Later in life, I had the opportunity to give back to him in the form of heirloom tomato seeds and plants. He always had a small garden, but once he tasted ripe Cherokee Purples and Lucky Crosses, he made the same sort of conversion that I did, saying farewell to Better Boys, when in his 70s. His tomatoes were the talk of Sweet Avenue and Pawtucket Congregational Church. Just after he passed away in 2007, I found his garden diary, and was delighted in his record keeping, as well as the daily musings of someone who clearly loved what he was doing. He was a special man - a great father and husband, a gentle person with a wonderful sense of humor. Whenever I am out in the garden, or reading, or blogging, he is with me.

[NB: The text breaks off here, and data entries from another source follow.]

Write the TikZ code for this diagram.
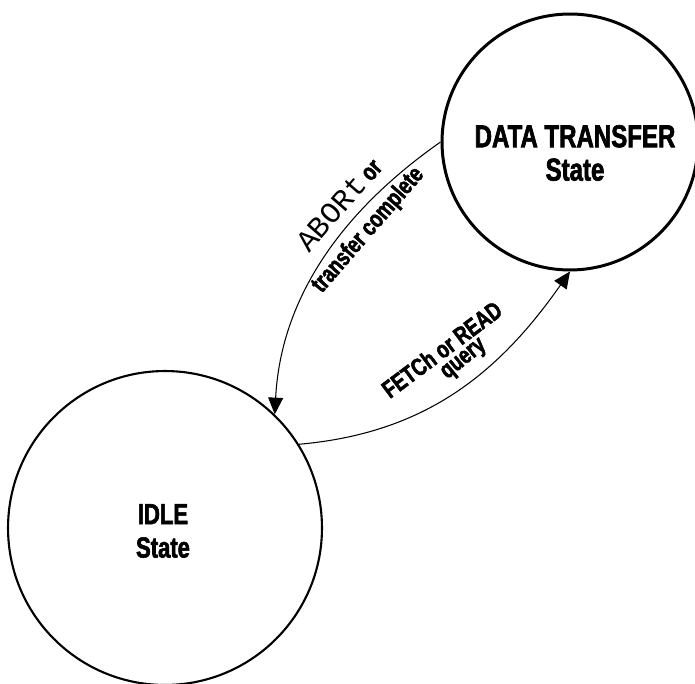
\documentclass[tikz,border=0pt]{standalone}
\usepackage{fontspec}
\newfontfamily\condsf{Liberation Sans Bold}[FakeStretch=0.76, FakeBold=2]
\setmonofont{Liberation Mono}
\usetikzlibrary{arrows.meta,positioning}

\tikzset{
  state/.style={circle, draw, inner sep=0pt},
  statetxt/.style={align=center, inner sep=0pt, font=\condsf\fontsize{16.5}{19}\selectfont},
  trans/.style={-{Triangle[length=9.5pt,width=8.5pt]}, line width=0.6pt},
  translbl/.style={inner sep=0pt, sloped, font=\condsf\fontsize{14}{15}\selectfont}
}

\begin{document}
\begin{tikzpicture}[x=0.02cm,y=0.02cm]
\useasboundingbox (0,0) rectangle (695,683);
% states
\node[state, line width=1.2pt, minimum size=6.28cm] (idle) at (165,155) {};
\node[state, line width=1.7pt, minimum size=5.12cm] (xfer) at (570,541) {};
\node[statetxt] (idletxt) at (163,152) {IDLE\\State};
\node[statetxt, font=\condsf\fontsize{18}{19}\selectfont] (xfertxt) at (575,530) {DATA TRANSFER\\State};
% transitions
\draw[trans] (xfer.180) to[out=215,in=87,looseness=0.95]
  node[translbl, pos=0.34, above, outer sep=6pt] (abortlbl) {{\ttfamily\fontsize{17}{17}\selectfont ABORt} or}
  node[translbl, pos=0.34, below, outer sep=4pt] (donelbl) {transfer complete}
  (idle.46);
\draw[trans] (idle.32) to[out=5,in=235]
  node[translbl, pos=0.55, above, outer sep=19pt] (fetchlbl) {FETCh or READ}
  node[translbl, pos=0.59, above, outer sep=6pt] (querylbl) {query}
  (xfer.270);
\end{tikzpicture}
\end{document}
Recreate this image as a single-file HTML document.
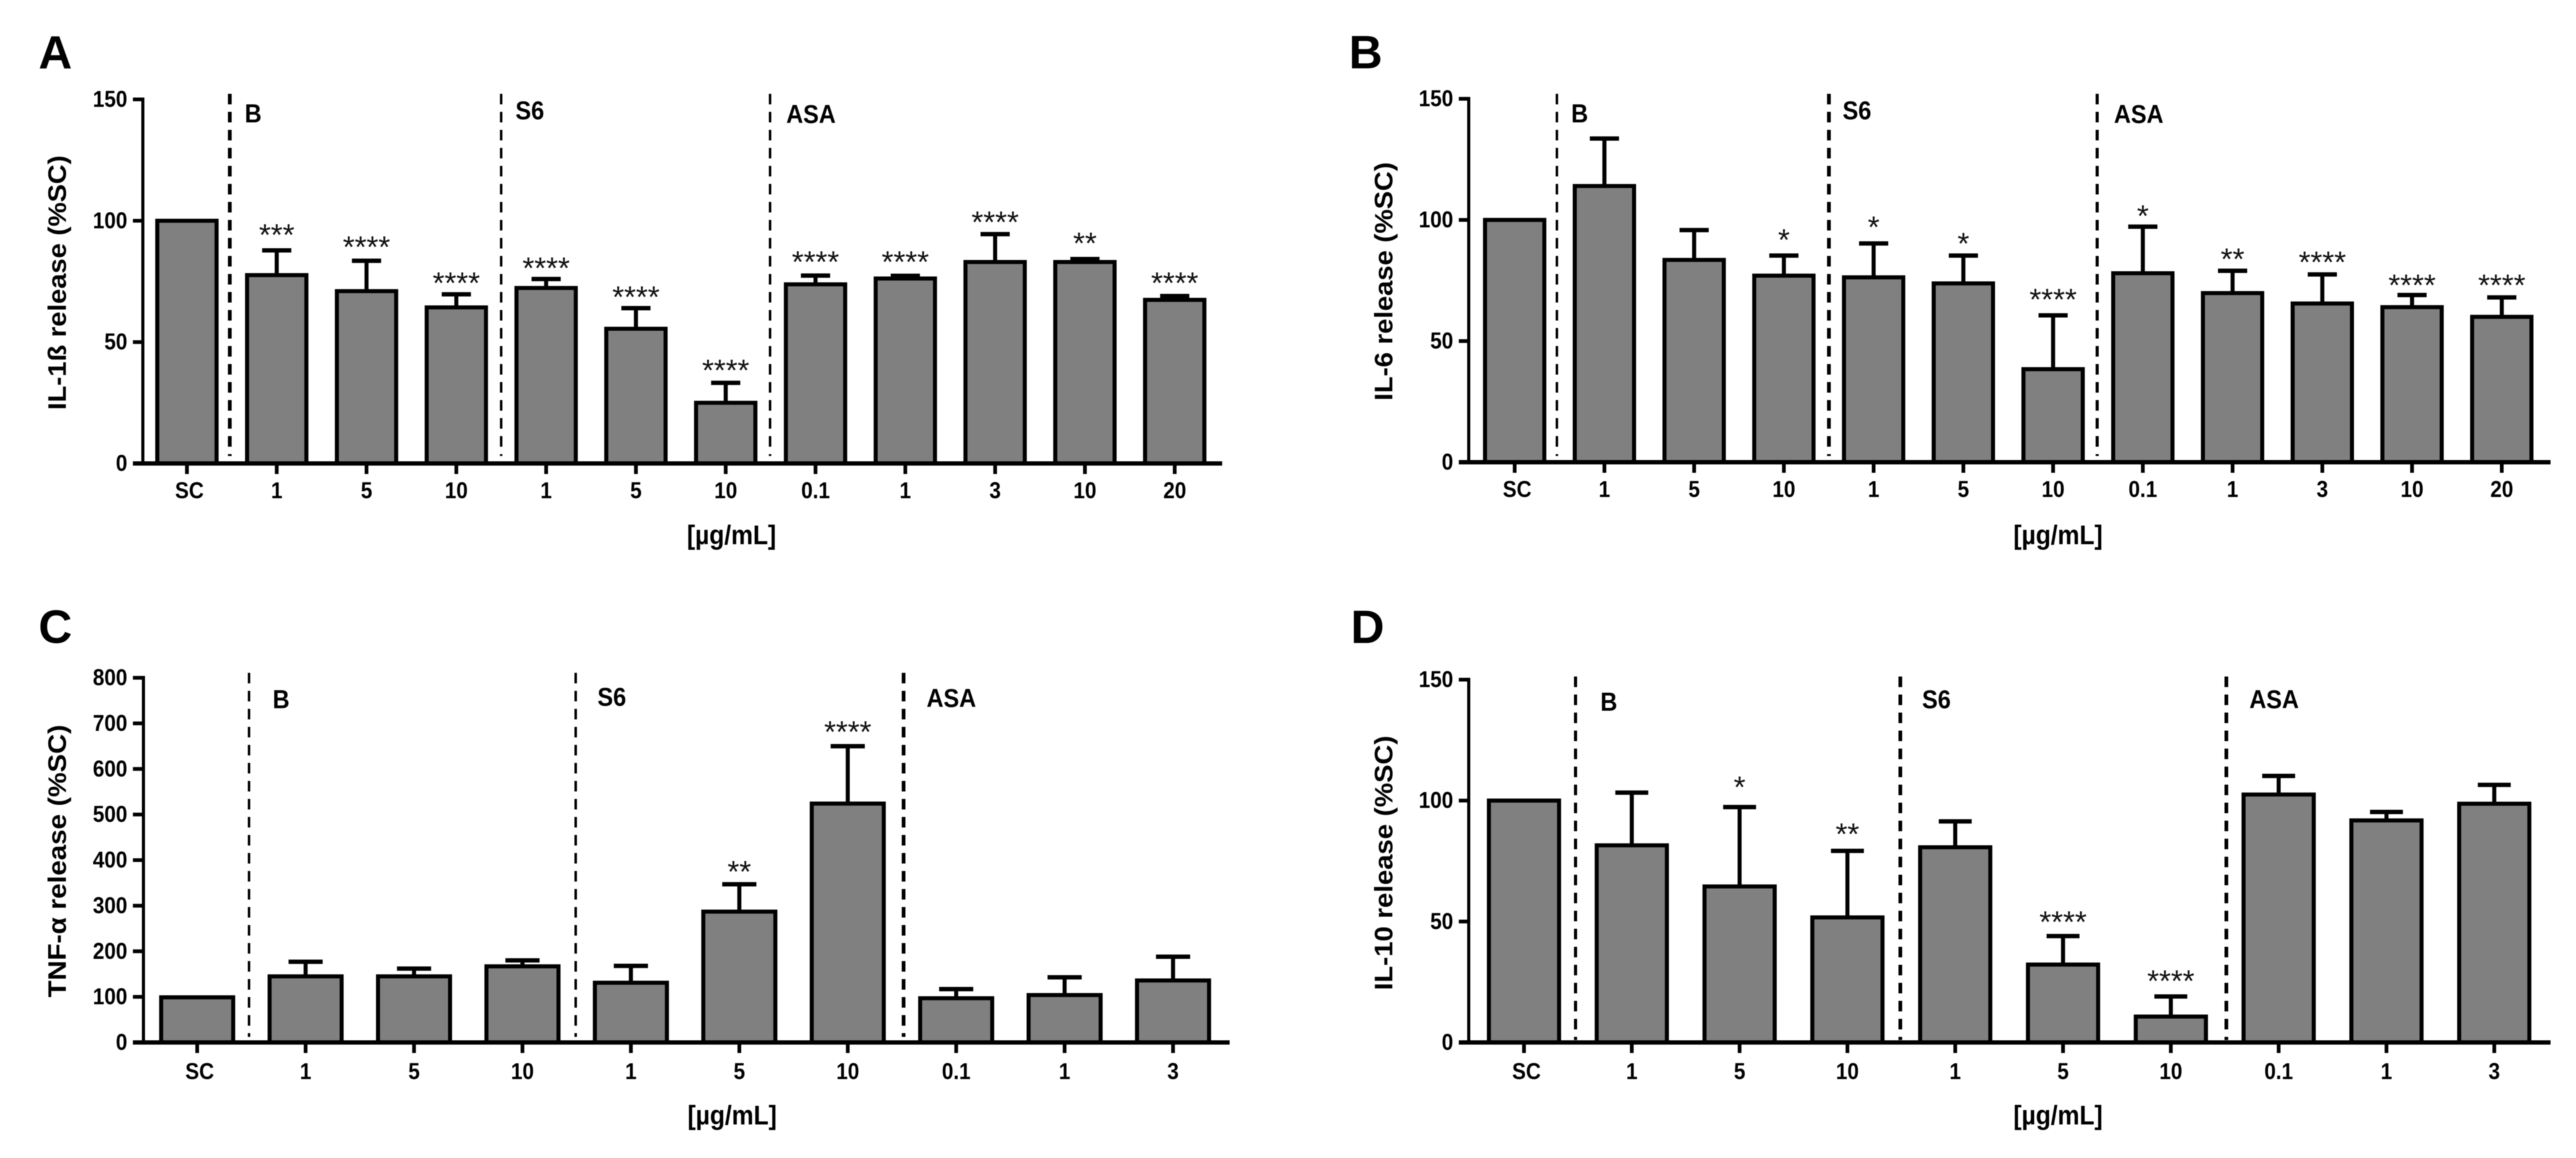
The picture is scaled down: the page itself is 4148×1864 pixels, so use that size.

But that's only half of the story. I can sense the impact of good, healthy food and gardening on my own two daughters, Sara and Caitlin. Just as in my case, when the seeds my dad planted went dormant as I got on with my life (only to rediscover them after I was married), I can sense the same sort of reawakening in my girls. Sara and I did lots of digging and planting in the garden together this year. She made many wonderful meals with the bountiful beets and greens and squash, and is going to take some seeds with her to Madagascar, as she embarks on another 6 month Peace Corps assignment next week. Caitlin has some of my seedlings growing in pots at her house, and always looks forward to stealing my Sungolds and Mexico Midgets. She was, in fact, my first tomato taste tester (along with my wife).
So I am feeling very blessed, very fortunate, and very happy, with memories of a wonderful childhood, great parents, and, because of that, a special family of my own....with a lifetime passion that will keep me busy for the rest of my life.